In denying Mr. Pilzer’s petition, the court permitted him to pursue other appropriate remedies available at law or equity.
Section 206.3 provides in pertinent part:
Upon retirement for a service-connected disability, an employee ... shall receive the total contributions paid by him to the retirement system ordinance, and an annual retirement benefit equal to seventy percent of his final compensation....
Section 201. l(s) of the ordinance defines final compensation as: The annual regular rate of compensation received by a member at the time of termination of employment....
42 Pa. C. S. §706 provides:
An appellate court may affirm, modify, vacate, set aside or reverse any order brought before it for review, and may remand the matter and direct the entry of such appropriate order, or require such further proceedings to be had as may be just under the circumstances.
Section 553 provides in pertinent part:
No adjudication of a local agency shall be valid as to any party unless he shall have been afforded reasonable notice of a hearing and an opportunity to be heard.
42 Pa.
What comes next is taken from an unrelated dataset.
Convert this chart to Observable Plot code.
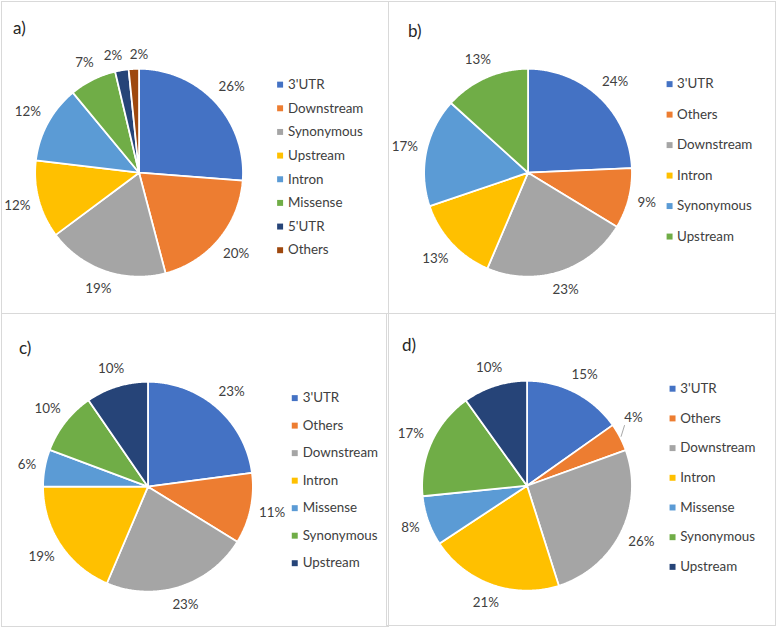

C. S. §708(b) provides:
(b) Appeals. — If an appeal is improvidently taken to a court under any provision of law from the determination of a government unit where the proper mode of relief is an action in the nature of equity, mandamus, prohibition, *615quo warranto or otherwise, this alone shall not be a ground for dismissal, but the papers whereon the appeal was taken shall be regarded and acted on as a complaint or other proper process commenced against the government unit or the persons for the time being conducting its affairs and as if filed at the time the appeal was taken.